DeepSparse 0.1

Neural network inference engine that delivers GPU-class performance for sparsified models on CPUs


The DeepSparse Engine is a CPU runtime that delivers GPU-class performance by taking advantage of sparsity within neural networks to reduce compute required as well as accelerate memory bound workloads. It is focused on model deployment and scaling machine learning pipelines, fitting seamlessly into your existing deployments as an inference backend.

This repository includes package APIs along with examples to quickly get started benchmarking and inferencing sparse models.


Sparsification is the process of taking a trained deep learning model and removing redundant information from the overprecise and over-parameterized network resulting in a faster and smaller model. Techniques for sparsification are all encompassing including everything from inducing sparsity using pruning and quantization to enabling naturally occurring sparsity using activation sparsity or winograd/FFT. When implemented correctly, these techniques result in significantly more performant and smaller models with limited to no effect on the baseline metrics. For example, pruning plus quantization can give noticeable improvements in performance while recovering to nearly the same baseline accuracy.

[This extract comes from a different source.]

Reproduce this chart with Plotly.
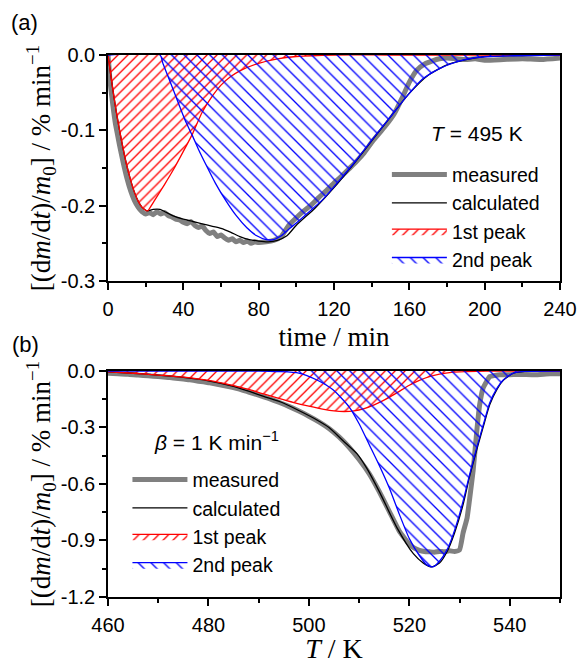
import plotly.graph_objects as go

# ---------------- panel (a): isothermal, T = 495 K ----------------
a_meas_t = [0, 0.5, 1, 2, 3, 4, 6, 8, 10, 12, 14, 16, 18, 20, 22, 24, 26, 28, 30, 32, 34, 36, 38, 40,
            42, 44, 46, 48, 50, 52, 54, 56, 58, 60, 62, 64, 66, 68, 70, 72, 74, 76, 78, 80, 84, 88, 92,
            96, 100, 104, 108, 112, 116, 120, 124, 128, 132, 136, 140, 144, 148, 152, 156, 160, 164,
            168, 172, 176, 180, 185, 190, 195, 200, 210, 220, 230, 240]
a_meas_v = [0, -0.015, -0.033, -0.055, -0.075, -0.092, -0.118, -0.142, -0.163, -0.180, -0.193, -0.202,
            -0.208, -0.211, -0.209, -0.212, -0.208, -0.211, -0.209, -0.213, -0.215, -0.218, -0.219,
            -0.222, -0.224, -0.221, -0.226, -0.229, -0.227, -0.233, -0.237, -0.235, -0.241, -0.239,
            -0.243, -0.246, -0.244, -0.248, -0.246, -0.249, -0.247, -0.250, -0.248, -0.249, -0.248,
            -0.246, -0.241, -0.226, -0.216, -0.207, -0.199, -0.189, -0.180, -0.170, -0.161, -0.151,
            -0.141, -0.130, -0.116, -0.104, -0.092, -0.078, -0.058, -0.036, -0.020, -0.012, -0.008,
            -0.005, -0.004, -0.005, -0.006, -0.005, -0.007, -0.006, -0.005, -0.006, -0.004]

a_calc_t = [0, 1, 2, 3, 4, 5, 6, 8, 10, 12, 14, 16, 18, 20, 21, 24, 27.6, 31, 35, 40, 45, 50, 55, 60,
            65, 70, 75, 80, 85, 90, 95, 100, 110, 120, 130, 140, 150, 160, 170, 180, 190, 200, 215, 240]
a_calc_v = [0, -0.018, -0.036, -0.053, -0.069, -0.084, -0.098, -0.124, -0.147, -0.166, -0.182, -0.194,
            -0.202, -0.206, -0.207, -0.205, -0.205, -0.209, -0.214, -0.218, -0.221, -0.224, -0.227,
            -0.230, -0.235, -0.241, -0.245, -0.247, -0.248, -0.246, -0.240, -0.226, -0.203, -0.176,
            -0.146, -0.114, -0.082, -0.051, -0.027, -0.013, -0.006, -0.002, -0.001, 0]

a_p1_t = [0, 1, 2, 3, 4, 5, 6, 8, 10, 12, 14, 16, 18, 20, 21, 22, 25, 30, 35, 40, 45, 50, 55, 60, 65,
          70, 80, 90, 100, 120, 150, 240]
a_p1_v = [0, -0.018, -0.036, -0.053, -0.069, -0.084, -0.098, -0.124, -0.147, -0.166, -0.182, -0.194,
          -0.202, -0.206, -0.207, -0.204, -0.192, -0.172, -0.151, -0.128, -0.104, -0.076, -0.056,
          -0.040, -0.029, -0.021, -0.011, -0.005, -0.002, 0, 0, 0]

a_p2_t = [0, 27.6, 29, 31, 34.5, 38, 41, 44.6, 48, 52.5, 57, 63, 68, 73.6, 79, 84, 88, 92, 96.6, 100,
          105, 114, 123, 132, 141, 150, 158.6, 167, 176, 185, 194, 203, 215, 240]
a_p2_v = [0, 0, -0.010, -0.023, -0.045, -0.068, -0.087, -0.106, -0.125, -0.148, -0.170, -0.195, -0.213,
          -0.229, -0.240, -0.245, -0.245, -0.240, -0.230, -0.223, -0.212, -0.192, -0.166, -0.139,
          -0.110, -0.082, -0.055, -0.032, -0.018, -0.009, -0.004, -0.002, -0.001, 0]

# ---------------- panel (b): non-isothermal, beta = 1 K/min ----------------
b_meas_T = [460, 462, 464, 466, 468, 470, 472, 474, 476, 478, 480, 482, 484, 486, 488, 490, 492, 494,
            496, 498, 500, 502, 504, 506, 508, 510, 512, 514, 516, 518, 520, 521, 522, 523, 524, 525,
            526, 527, 528, 529, 530, 530.7, 531.5, 532, 532.7, 533.5, 534, 534.7, 536, 537, 538, 540,
            542, 545, 548, 550]
b_meas_v = [-0.012, -0.015, -0.017, -0.022, -0.025, -0.030, -0.034, -0.040, -0.046, -0.054, -0.062,
            -0.072, -0.083, -0.095, -0.112, -0.128, -0.146, -0.166, -0.188, -0.213, -0.240, -0.270,
            -0.305, -0.350, -0.405, -0.470, -0.545, -0.640, -0.745, -0.850, -0.920, -0.940, -0.952,
            -0.958, -0.960, -0.962, -0.958, -0.960, -0.955, -0.958, -0.950, -0.860, -0.780, -0.680,
            -0.530, -0.300, -0.180, -0.090, -0.030, -0.024, -0.020, -0.020, -0.018, -0.020, -0.015,
            -0.015]

b_calc_T = [460, 465, 470, 475, 480, 485, 488.3, 491, 494.9, 498, 501.6, 504, 506.8, 509.6, 511.6,
            514.2, 517.5, 520.8, 522.8, 524.5, 526, 527.5, 529, 530.7, 532, 533.5, 535, 536, 537.5,
            538.7, 540.7, 543, 550]
b_calc_v = [-0.005, -0.012, -0.022, -0.034, -0.052, -0.082, -0.110, -0.135, -0.170, -0.210, -0.260,
            -0.300, -0.370, -0.440, -0.520, -0.650, -0.830, -0.970, -1.020, -1.040, -1.020, -0.960,
            -0.860, -0.710, -0.560, -0.410, -0.270, -0.180, -0.095, -0.050, -0.012, -0.002, 0]

b_p1_T = [460, 465, 470, 475, 480, 485, 488, 491, 494, 497, 500, 503, 505, 507, 509, 511, 513, 516,
          518, 520, 522, 524, 526, 528, 530, 535, 540, 550]
b_p1_v = [-0.005, -0.012, -0.022, -0.033, -0.050, -0.078, -0.098, -0.122, -0.146, -0.168, -0.187,
          -0.204, -0.212, -0.215, -0.212, -0.200, -0.180, -0.140, -0.108, -0.076, -0.050, -0.030,
          -0.017, -0.009, -0.005, -0.001, 0, 0]

b_p2_T = [460, 490, 494, 498, 501.6, 504.8, 508, 510, 512, 514, 516, 518, 520, 522, 523.5, 524.7, 526,
          527.5, 528.7, 530, 531, 532, 533.5, 535, 536, 537.5, 538.7, 540.7, 543, 550]
b_p2_v = [0, 0, -0.003, -0.011, -0.048, -0.100, -0.190, -0.280, -0.390, -0.500, -0.620, -0.760,
          -0.890, -0.980, -1.030, -1.040, -1.010, -0.950, -0.870, -0.760, -0.660, -0.550, -0.400,
          -0.260, -0.170, -0.090, -0.048, -0.011, -0.002, 0]

a_yticks = [0, -0.1, -0.2, -0.3]
a_yticktext = ["0.0", "-0.1", "-0.2", "-0.3"]
a_xticks = [0, 40, 80, 120, 160, 200, 240]
b_yticks = [0, -0.3, -0.6, -0.9, -1.2]
b_yticktext = ["0.0", "-0.3", "-0.6", "-0.9", "-1.2"]
b_xticks = [460, 480, 500, 520, 540]

names = ["measured", "calculated", "1st peak", "2nd peak"]

SANS = "Liberation Sans"
SERIF = "Liberation Serif"
GRAY = "rgb(128,128,128)"

fig = go.Figure()

def add_panel(xs, ys, xaxis, yaxis, legend):
    (mx, my), (cx, cy), (p1x, p1y), (p2x, p2y) = zip(xs, ys)
    fig.add_trace(go.Scatter(x=mx, y=my, mode="lines", name=names[0], xaxis=xaxis, yaxis=yaxis,
                             legend=legend, line=dict(color=GRAY, width=5, shape="spline", smoothing=0.4)))
    fig.add_trace(go.Scatter(x=cx, y=cy, mode="lines", name=names[1], xaxis=xaxis, yaxis=yaxis,
                             legend=legend, line=dict(color="black", width=1.3, shape="spline", smoothing=0.6)))
    fig.add_trace(go.Scatter(x=p1x, y=p1y, mode="lines", name=names[2], xaxis=xaxis, yaxis=yaxis,
                             legend=legend, fill="tozeroy", fillcolor="rgba(0,0,0,0)",
                             fillpattern=dict(shape="/", fgcolor="red", bgcolor="rgba(0,0,0,0)",
                                              fgopacity=1, size=7, solidity=0.19),
                             line=dict(color="red", width=1.3, shape="spline", smoothing=0.6)))
    fig.add_trace(go.Scatter(x=p2x, y=p2y, mode="lines", name=names[3], xaxis=xaxis, yaxis=yaxis,
                             legend=legend, fill="tozeroy", fillcolor="rgba(0,0,0,0)",
                             fillpattern=dict(shape="\\", fgcolor="blue", bgcolor="rgba(0,0,0,0)",
                                              fgopacity=1, size=9, solidity=0.15),
                             line=dict(color="blue", width=1.3, shape="spline", smoothing=0.6)))

add_panel([a_meas_t, a_calc_t, a_p1_t, a_p2_t], [a_meas_v, a_calc_v, a_p1_v, a_p2_v], "x", "y", "legend")
add_panel([b_meas_T, b_calc_T, b_p1_T, b_p2_T], [b_meas_v, b_calc_v, b_p1_v, b_p2_v], "x2", "y2", "legend2")

ytitle = "[(d<i>m</i>/d<i>t</i>)/<i>m</i><sub>0</sub>] / % min<sup>\u22121</sup>"
axis_common = dict(showline=True, linecolor="black", linewidth=1.5, mirror=True, ticks="outside",
                   ticklen=7, tickwidth=1.5, tickcolor="black", showgrid=False, zeroline=False,
                   automargin=False, tickfont=dict(family=SANS, size=20, color="black"))
minor_common = dict(ticks="outside", ticklen=4, tickwidth=1.5, tickcolor="black", showgrid=False)

fig.update_layout(
    width=581, height=664, paper_bgcolor="white", plot_bgcolor="white",
    margin=dict(l=108, r=21, t=55, b=67),
    xaxis=dict(domain=[0, 1], range=[0, 240], tickvals=a_xticks, anchor="y", ticklabelstandoff=2,
               minor=dict(dtick=20, **minor_common),
               title=dict(text="time / min", font=dict(family=SERIF, size=27, color="black"), standoff=8),
               **axis_common),
    yaxis=dict(domain=[0.583, 1], range=[-0.3, 0], tickvals=a_yticks, ticktext=a_yticktext, anchor="x",
               minor=dict(dtick=0.05, **minor_common),
               title=dict(text=ytitle, font=dict(family=SERIF, size=27, color="black"), standoff=2),
               **axis_common),
    xaxis2=dict(domain=[0, 1], range=[460, 550], tickvals=b_xticks, anchor="y2", ticklabelstandoff=2,
                minor=dict(dtick=10, **minor_common),
                title=dict(text="<i>T</i> / K", font=dict(family=SERIF, size=28, color="black"), standoff=8),
                **axis_common),
    yaxis2=dict(domain=[0, 0.417], range=[-1.2, 0], tickvals=b_yticks, ticktext=b_yticktext, anchor="x2",
                minor=dict(dtick=0.15, **minor_common),
                title=dict(text=ytitle, font=dict(family=SERIF, size=27, color="black"), standoff=2),
                **axis_common),
    legend=dict(x=0.617, y=0.815, xanchor="left", yanchor="top", bgcolor="rgba(0,0,0,0)",
                font=dict(family=SANS, size=19.5, color="black"), itemwidth=55, tracegroupgap=0),
    legend2=dict(x=0.043, y=0.252, xanchor="left", yanchor="top", bgcolor="rgba(0,0,0,0)",
                 font=dict(family=SANS, size=19.5, color="black"), itemwidth=55, tracegroupgap=0),
    annotations=[
        dict(text="(a)", xref="paper", yref="paper", x=-0.185, y=1.06, xanchor="center", yanchor="middle",
             showarrow=False, font=dict(family=SANS, size=22, color="black")),
        dict(text="(b)", xref="paper", yref="paper", x=-0.183, y=0.465, xanchor="center", yanchor="middle",
             showarrow=False, font=dict(family=SANS, size=22, color="black")),
        dict(text="<i>T</i> = 495 K", xref="paper", yref="paper", x=0.816, y=0.856, xanchor="center",
             yanchor="middle", showarrow=False, font=dict(family=SANS, size=21, color="black")),
        dict(text="<i>\u03b2</i> = 1 K min<sup>\u22121</sup>", xref="paper", yref="paper", x=0.241, y=0.287,
             xanchor="center", yanchor="middle", showarrow=False, font=dict(family=SANS, size=21, color="black")),
    ],
)

fig.write_html("out.html")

The Deep Sparse product suite builds on top of sparsification enabling you to easily apply the techniques to your datasets and models using recipe-driven approaches. Recipes encode the directions for how to sparsify a model into a simple, easily editable format. - Download a sparsification recipe and sparsified model from the SparseZoo. - Alternatively, create a recipe for your model using Sparsify. - Apply your recipe with only a few lines of code using SparseML. - Finally, for GPU-level performance on CPUs, deploy your sparse-quantized model with the DeepSparse Engine.

Full Deep Sparse product flow:


The DeepSparse Engine ingests models in the ONNX format, allowing for compatibility with PyTorch, TensorFlow, Keras, and many other frameworks that support it. This reduces the extra work of preparing your trained model for inference to just one step of exporting.